**** Given information ****

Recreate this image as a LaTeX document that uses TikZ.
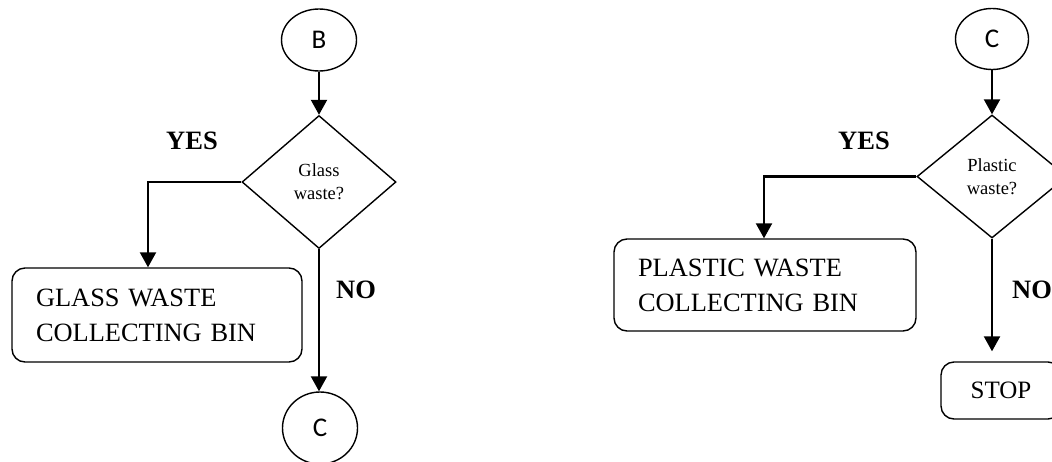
\documentclass[tikz,border=0pt]{standalone}
\usepackage{fontspec}
\setmainfont{Liberation Serif}
\newfontfamily\circfont{Carlito}
\usetikzlibrary{shapes.geometric,arrows.meta}
\tikzset{
  conn/.style={ellipse,draw,line width=1.4pt,minimum width=75pt,minimum height=62pt,inner sep=0pt,font=\circfont\fontsize{27}{30}\selectfont},
  decision/.style={diamond,draw,line width=1.4pt,inner sep=0pt,align=center,font=\fontsize{18.5}{23}\selectfont},
  binbox/.style={rectangle,rounded corners=13pt,draw,line width=1.4pt,align=left,font=\fontsize{26.4}{35}\selectfont},
  lbl/.style={font=\bfseries\fontsize{26.5}{30}\selectfont,inner sep=0pt},
  arr/.style={line width=2.2pt,-{Triangle[width=16pt,length=15pt]}},
}
\begin{document}
\begin{tikzpicture}[x=1pt,y=-1pt]
\useasboundingbox (0,0) rectangle (1052,461);
\clip (0,0) rectangle (1052,461);
% left flow
\node[conn] (B) at (319,40) {B};
\node[decision,minimum width=154pt,minimum height=133pt] (d1) at (319,182) {Glass\\waste?};
\node[binbox,minimum width=290pt,minimum height=94pt,text width=242pt] (gbox) at (157,315) {GLASS WASTE\\COLLECTING BIN};
\node[conn,minimum height=72pt] (C1) at (320,428) {C};
\node[lbl] (yes1) at (192,141) {YES};
\node[lbl] (no1) at (356,290) {NO};
\draw[arr] (B) -- (d1.north);
\draw[arr] (d1.west) -| ([xshift=-9pt]gbox.north);
\draw[arr] (d1.south) -- (d1.south |- C1.north);
% right flow
\node[conn,minimum width=73pt,minimum height=61pt] (C2) at (992,39) {C};
\node[decision,minimum width=150pt,minimum height=123pt] (d2) at (992,176.5) {Plastic\\waste?};
\node[binbox,minimum width=302pt,minimum height=92pt,text width=254pt] (pbox) at (765,285) {PLASTIC WASTE\\COLLECTING BIN};
\node[binbox,minimum width=120pt,minimum height=57pt,align=center,text width=] (stop) at (1001,390.5) {\fontsize{25}{30}\selectfont STOP};
\node[lbl] (yes2) at (864,141) {YES};
\node[lbl] (no2) at (1032,290) {NO};
\draw[arr] (C2) -- (d2.north);
\draw[arr] (d2.west) -| ([xshift=-1pt]pbox.north);
\draw[arr,shorten >=10pt] (d2.south) -- (d2.south |- stop.north);
\end{tikzpicture}
\end{document}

****

**Task to carry out**
Output all of the data exactly as it stands, minus any images.

**Exercise response**
Recreate this image as a LaTeX document that uses TikZ.
\documentclass[tikz,border=0pt]{standalone}
\usepackage{fontspec}
\setmainfont{Liberation Serif}
\newfontfamily\circfont{Carlito}
\usetikzlibrary{shapes.geometric,arrows.meta}
\tikzset{
  conn/.style={ellipse,draw,line width=1.4pt,minimum width=75pt,minimum height=62pt,inner sep=0pt,font=\circfont\fontsize{27}{30}\selectfont},
  decision/.style={diamond,draw,line width=1.4pt,inner sep=0pt,align=center,font=\fontsize{18.5}{23}\selectfont},
  binbox/.style={rectangle,rounded corners=13pt,draw,line width=1.4pt,align=left,font=\fontsize{26.4}{35}\selectfont},
  lbl/.style={font=\bfseries\fontsize{26.5}{30}\selectfont,inner sep=0pt},
  arr/.style={line width=2.2pt,-{Triangle[width=16pt,length=15pt]}},
}
\begin{document}
\begin{tikzpicture}[x=1pt,y=-1pt]
\useasboundingbox (0,0) rectangle (1052,461);
\clip (0,0) rectangle (1052,461);
% left flow
\node[conn] (B) at (319,40) {B};
\node[decision,minimum width=154pt,minimum height=133pt] (d1) at (319,182) {Glass\\waste?};
\node[binbox,minimum width=290pt,minimum height=94pt,text width=242pt] (gbox) at (157,315) {GLASS WASTE\\COLLECTING BIN};
\node[conn,minimum height=72pt] (C1) at (320,428) {C};
\node[lbl] (yes1) at (192,141) {YES};
\node[lbl] (no1) at (356,290) {NO};
\draw[arr] (B) -- (d1.north);
\draw[arr] (d1.west) -| ([xshift=-9pt]gbox.north);
\draw[arr] (d1.south) -- (d1.south |- C1.north);
% right flow
\node[conn,minimum width=73pt,minimum height=61pt] (C2) at (992,39) {C};
\node[decision,minimum width=150pt,minimum height=123pt] (d2) at (992,176.5) {Plastic\\waste?};
\node[binbox,minimum width=302pt,minimum height=92pt,text width=254pt] (pbox) at (765,285) {PLASTIC WASTE\\COLLECTING BIN};
\node[binbox,minimum width=120pt,minimum height=57pt,align=center,text width=] (stop) at (1001,390.5) {\fontsize{25}{30}\selectfont STOP};
\node[lbl] (yes2) at (864,141) {YES};
\node[lbl] (no2) at (1032,290) {NO};
\draw[arr] (C2) -- (d2.north);
\draw[arr] (d2.west) -| ([xshift=-1pt]pbox.north);
\draw[arr,shorten >=10pt] (d2.south) -- (d2.south |- stop.north);
\end{tikzpicture}
\end{document}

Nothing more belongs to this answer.